Kabriolet został zaprezentowany rok po premierze coupe i było to pierwsze otwarte nadwozie od wielu lat w ofercie firmy. Przez wiele lat Volvo podchodziło sceptycznie do nadwozi cabrio z powodu niższego poziomu bezpieczeństwa, jednak C70 miało wiele rozwiązań z zakresu bezpieczeństwa – ROPS – Roll Over Protection System – system zabezpieczający w przypadku dachowania. Konstrukcja polegała na tym, że za tylnym rzędem foteli znajdował się specjalny pałąk aktywowany w przypadku niebezpieczeństwa. Dodatkowo rama przedniej szyby była zespolona z płytą podwoziową poprzez ścianę grodziową i wykonana z wytrzymałej stali.
Stylistyka Volvo C70 wytrzymała próbę czasu i nie uległa zmianie przez dziewięć lat produkcji pierwszej generacji modelu. Volvo C70 Coupe było produkowane do 2002 roku a cabrio do kwietnia 2005 roku.

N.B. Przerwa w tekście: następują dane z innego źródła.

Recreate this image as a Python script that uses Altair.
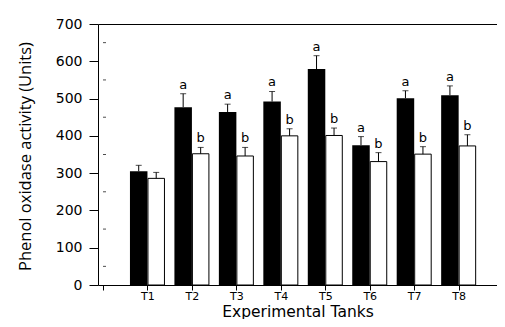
import altair as alt
import pandas as pd

tanks = ["T1", "T2", "T3", "T4", "T5", "T6", "T7", "T8"]
black_vals = [305, 477, 464, 492, 579, 375, 501, 509]
black_err = [16, 36, 21, 27, 36, 23, 20, 25]
white_vals = [286, 352, 346, 400, 401, 331, 351, 373]
white_err = [16, 17, 23, 19, 20, 24, 20, 30]
black_letters = ["", "a", "a", "a", "a", "a", "a", "a"]
white_letters = ["", "b", "b", "b", "b", "b", "b", "b"]
y_ticks = [0, 100, 200, 300, 400, 500, 600, 700]
y_minor = [50, 150, 250, 350, 450, 550, 650]
x_ticks = list(range(0, len(tanks) + 1))
x_minor = [i + 0.5 for i in range(0, len(tanks) + 1)]

pos = list(range(1, len(tanks) + 1))
dfb = pd.DataFrame({"pos": pos, "tank": tanks, "val": black_vals,
                    "top": [v + e for v, e in zip(black_vals, black_err)],
                    "lab": black_letters})
dfw = pd.DataFrame({"pos": pos, "tank": tanks, "val": white_vals,
                    "top": [v + e for v, e in zip(white_vals, white_err)],
                    "lab": white_letters})
dfy = pd.DataFrame({"y": y_minor, "x": [0] * len(y_minor)})
dfx = pd.DataFrame({"x": x_minor, "y": [0] * len(x_minor)})

label_expr = "[" + ",".join(["''"] + [f"'{t}'" for t in tanks]) + "][datum.value]"

xscale = alt.Scale(domain=[0, 8.75], nice=False, zero=False)
yscale = alt.Scale(domain=[0, 700], nice=False)

x_main = alt.X("pos:Q", scale=xscale, axis=alt.Axis(
    values=x_ticks, labelExpr=label_expr, title="Experimental Tanks",
    tickSize=5, labelPadding=0, labelFont="DejaVu Sans", labelFontSize=11,
    titleFont="DejaVu Sans", titleFontSize=15.5, titleFontWeight="normal",
    titleBaseline="alphabetic", titleY=31, grid=False, labelFlush=False))
y_main = alt.Y("val:Q", scale=yscale, axis=alt.Axis(
    values=y_ticks, title="Phenol oxidase activity (Units)", tickSize=9,
    labelPadding=7, labelFont="DejaVu Sans", labelFontSize=14,
    titleFont="Open Sans", titleFontSize=16.5, titleFontWeight="normal",
    titleBaseline="bottom", titleX=-65, titleY=132, grid=False))

off = 8.75
xn = alt.X("pos:Q", scale=xscale, axis=None)

black_bars = alt.Chart(dfb).mark_bar(color="black", width=17.5, xOffset=-off).encode(
    x=x_main, y=y_main)
white_bars = alt.Chart(dfw).mark_bar(fill="white", stroke="black", strokeWidth=1,
                                     width=16.5, xOffset=off).encode(
    x=xn, y=alt.Y("val:Q", scale=yscale, axis=None))

def errs(df, xo):
    rule = alt.Chart(df).mark_rule(color="black", strokeWidth=1, xOffset=xo).encode(
        x=xn, y=alt.Y("val:Q", scale=yscale, axis=None), y2="top:Q")
    cap = alt.Chart(df).mark_tick(color="black", orient="horizontal", size=6,
                                  thickness=1, xOffset=xo).encode(
        x=xn, y=alt.Y("top:Q", scale=yscale, axis=None))
    txt = alt.Chart(df).mark_text(font="DejaVu Sans", fontSize=13, baseline="bottom",
                                  dy=-2, xOffset=xo, color="black").encode(
        x=xn, y=alt.Y("top:Q", scale=yscale, axis=None), text="lab:N")
    return rule + cap + txt

ymin = alt.Chart(dfy).mark_tick(color="black", orient="horizontal", size=3,
                                thickness=1, xOffset=1.5).encode(
    x=alt.X("x:Q", scale=xscale, axis=alt.Axis(orient="top", labels=False, ticks=False,
                                               title=None, grid=False, domain=True)),
    y=alt.Y("y:Q", scale=yscale, axis=None))
xmin = alt.Chart(dfx).mark_tick(color="black", orient="vertical", size=3,
                                thickness=1, yOffset=-1.5).encode(
    x=xn, y=alt.Y("y:Q", scale=yscale, axis=None))

chart = alt.layer(
    black_bars, white_bars, errs(dfb, -off), errs(dfw, off), ymin, xmin
).resolve_axis(x="independent", y="independent").properties(
    width=399, height=261,
    autosize="none",
    padding={"left": 90, "top": 16, "right": 0, "bottom": 34},
    background="white",
).configure_view(stroke=None).configure_axis(
    domainColor="black", tickColor="black", labelColor="black", titleColor="black",
    domainWidth=1, tickWidth=1)

chart.save("out.html", embed_options={"renderer": "svg", "actions": False})
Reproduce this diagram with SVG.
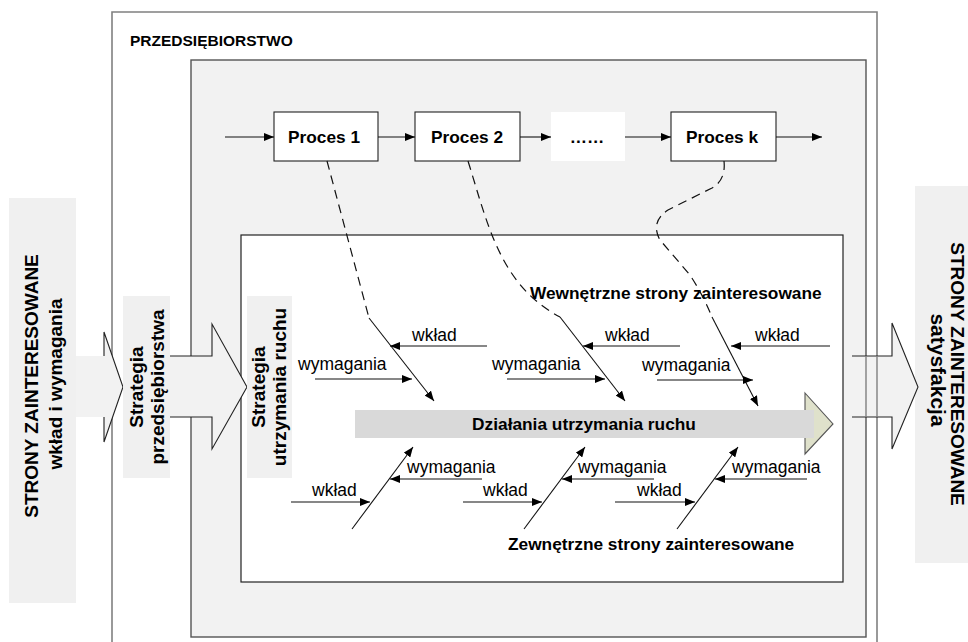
<svg xmlns="http://www.w3.org/2000/svg" width="968" height="642" viewBox="0 0 968 642">
<style>
text { font-family: "Liberation Sans", Arial, sans-serif; fill: #000; }
.b17 { font-size: 17.3px; font-weight: bold; }
.b19 { font-size: 19px; font-weight: bold; }
.r { font-size: 17.5px; }
.mid { text-anchor: middle; }
.ln { stroke: #111; stroke-width: 1.1; fill: none; }
.dash { stroke: #111; stroke-width: 1.2; fill: none; stroke-dasharray: 9 6; }
.blk { fill: #f2f2f2; stroke: #222; stroke-width: 1.1; }
.lbl { fill: #f0f0f0; }
.box { fill: #fff; stroke: #222; stroke-width: 1.1; }
</style>
<defs>
<marker id="ah" viewBox="0 0 10 8" markerWidth="10" markerHeight="8" refX="10" refY="4" orient="auto" markerUnits="userSpaceOnUse">
<path d="M0,0 L10,4 L0,8 z" fill="#000"/>
</marker>
</defs>
<rect width="968" height="642" fill="#fff"/>

<g id="przedsiebiorstwo">
<path d="M112,642 V12 H877 V642" fill="none" stroke="#808080" stroke-width="1.6"/>
<text x="130" y="46" style="font-size:15.5px;font-weight:bold">PRZEDSIĘBIORSTWO</text>
</g>

<g id="obszar-procesow">
<rect x="191" y="60" width="675" height="577" fill="#f2f2f2" stroke="#555" stroke-width="1.4"/>
</g>

<g id="obszar-utrzymania">
<rect x="241" y="235" width="602" height="347" fill="#fff" stroke="#222" stroke-width="1.2"/>
</g>

<g id="strony-wejscie">
<rect class="lbl" x="9" y="198" width="67" height="405"/>
<text class="b19 mid" transform="translate(38,386) rotate(-90)">STRONY ZAINTERESOWANE</text>
<text class="b19 mid" transform="translate(62,384) rotate(-90)">wkład i wymagania</text>
</g>

<g id="strzalka-1">
<path d="M76,356 H104 V332 L123,387 L104,442 V417 H76 Z" fill="#f2f2f2"/>
<path d="M104,356 V332 L123,387 L104,442 V417" fill="none" stroke="#222" stroke-width="1.1"/>
</g>

<g id="strzalka-2">
<path class="blk" d="M170,356 H212 V324 L247,387 L212,449 V417 H170"/>
</g>

<g id="strategia-przedsiebiorstwa">
<rect class="lbl" x="123" y="296" width="47" height="182"/>
<text class="b19 mid" transform="translate(142.5,387) rotate(-90)">Strategia</text>
<text class="b19 mid" transform="translate(164,387) rotate(-90)">przedsiębiorstwa</text>
</g>

<g id="strategia-utrzymania">
<rect class="lbl" x="247" y="296" width="45" height="182"/>
<text class="b19 mid" transform="translate(265,387) rotate(-90)">Strategia</text>
<text class="b19 mid" transform="translate(286,387) rotate(-90)">utrzymania ruchu</text>
</g>

<g id="strony-wyjscie">
<rect class="lbl" x="915" y="186" width="53" height="377"/>
<text class="b19 mid" transform="translate(951,374) rotate(90)">STRONY ZAINTERESOWANE</text>
<text class="mid" style="font-size:21px;font-weight:bold" transform="translate(931,370) rotate(90)">satysfakcja</text>
</g>

<g id="strzalka-3">
<path class="blk" d="M852,356 H892 V323 L918,387 L892,449 V417 H852"/>
<path d="M866,356 V417 M877,356 V417" stroke="#808080" stroke-width="1.4"/>
</g>

<g id="proces-1">
<rect class="box" x="274" y="112" width="104" height="49"/>
<text class="b17 mid" x="324" y="143">Proces 1</text>
</g>
<g id="proces-2">
<rect class="box" x="415" y="112" width="105" height="49"/>
<text class="b17 mid" x="467" y="143">Proces 2</text>
</g>
<g id="proces-dots">
<rect x="551" y="112" width="74" height="49" fill="#fff"/>
<text class="b17 mid" x="587" y="143">……</text>
</g>
<g id="proces-k">
<rect class="box" x="671" y="112" width="105" height="49"/>
<text class="b17 mid" x="722" y="143">Proces k</text>
</g>

<g id="dzialania">
<polygon points="805,393 833,424 805,454" fill="#dfe1cb" stroke="#555" stroke-width="1.1"/>
<rect x="355" y="410" width="459" height="28" fill="#d9d9d9"/>
<text class="b17 mid" x="584" y="430">Działania utrzymania ruchu</text>
</g>

<g id="etykiety">
<text class="b17" x="530" y="299">Wewnętrzne strony zainteresowane</text>
<text class="b17" x="508" y="550">Zewnętrzne strony zainteresowane</text>
</g>

<g id="connectors">
<path class="ln" d="M225,137 H274" marker-end="url(#ah)"/>
<path class="ln" d="M378,137 H415" marker-end="url(#ah)"/>
<path class="ln" d="M520,137 H551" marker-end="url(#ah)"/>
<path class="ln" d="M625,137 H671" marker-end="url(#ah)"/>
<path class="ln" d="M776,137 H822" marker-end="url(#ah)"/>

<path class="dash" d="M327,161 L369,318"/>
<path class="dash" d="M468,161 C488,225 500,285 560,317"/>
<path class="dash" d="M724,161 Q726,180 712,188 L668,210 Q650,222 660,240 L690,275 Q703,295 712,317"/>

<path class="ln" d="M369,318 L434,401" marker-end="url(#ah)"/>
<path class="ln" d="M560,317 L625,401" marker-end="url(#ah)"/>
<path class="ln" d="M712,317 L758,406" marker-end="url(#ah)"/>

<path class="ln" d="M487,346 H390" marker-end="url(#ah)"/>
<path class="ln" d="M315,379 H412" marker-end="url(#ah)"/>
<path class="ln" d="M680,346 H583" marker-end="url(#ah)"/>
<path class="ln" d="M507,379 H605" marker-end="url(#ah)"/>
<path class="ln" d="M830,346 H731" marker-end="url(#ah)"/>
<path class="ln" d="M657,380 H753" marker-end="url(#ah)"/>

<path class="ln" d="M352,529 L413,447" marker-end="url(#ah)"/>
<path class="ln" d="M524,529 L585,447" marker-end="url(#ah)"/>
<path class="ln" d="M677,529 L738,447" marker-end="url(#ah)"/>

<path class="ln" d="M482,479 H390" marker-end="url(#ah)"/>
<path class="ln" d="M291,502 H370" marker-end="url(#ah)"/>
<path class="ln" d="M654,479 H562" marker-end="url(#ah)"/>
<path class="ln" d="M463,502 H542" marker-end="url(#ah)"/>
<path class="ln" d="M807,479 H715" marker-end="url(#ah)"/>
<path class="ln" d="M615,502 H695" marker-end="url(#ah)"/>
</g>

<g id="opisy-strzalek">
<text class="r" x="412" y="341">wkład</text>
<text class="r" x="298" y="370">wymagania</text>
<text class="r" x="605" y="341">wkład</text>
<text class="r" x="492" y="370">wymagania</text>
<text class="r" x="755" y="341">wkład</text>
<text class="r" x="642" y="371">wymagania</text>
<text class="r" x="407" y="473">wymagania</text>
<text class="r" x="312" y="496">wkład</text>
<text class="r" x="578" y="473">wymagania</text>
<text class="r" x="483" y="496">wkład</text>
<text class="r" x="732" y="473">wymagania</text>
<text class="r" x="637" y="496">wkład</text>
</g>
</svg>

Przez ten czas drzwi fabryki opuściło 76.809 aut z czego 27.014 w wersji coupe i 49.795 w wersji cabrio.
Druga generacja C70 Cabrio z trzy-częściowym twardym dachem zaprojektowanym przez Pininfarinę zostało zaprezentowane na Paris Motor Show we wrześniu 2005 roku.
10 rzeczy, których możesz nie wiedzieć o Volvo C70:
- Volvo C70 miał jeden z najlepszych systemów audio tamtych czasów. Głośniki duńskiej firmy Dynaudio, z systemem Dolby Surround i wzmacniacze 4×100 W.
- C70 było dostępne w aż 17 kolorach, skomponowanych przez designera José Diaz de la Vega, który również był odpowiedzialny za prace nad wnętrzem.
- W Szwecji jest klub miłośników i właścicieli C70 – Swedish Volvo C70 Club. Z okazji 20-lecia modelu organizowana jest parada z fabryki w Uddevalla do muzeum Volvo w Goeteborgu
- Premiera modelu w Paryżu mogła być śledzona online – pierwszy raz w historii w Europie.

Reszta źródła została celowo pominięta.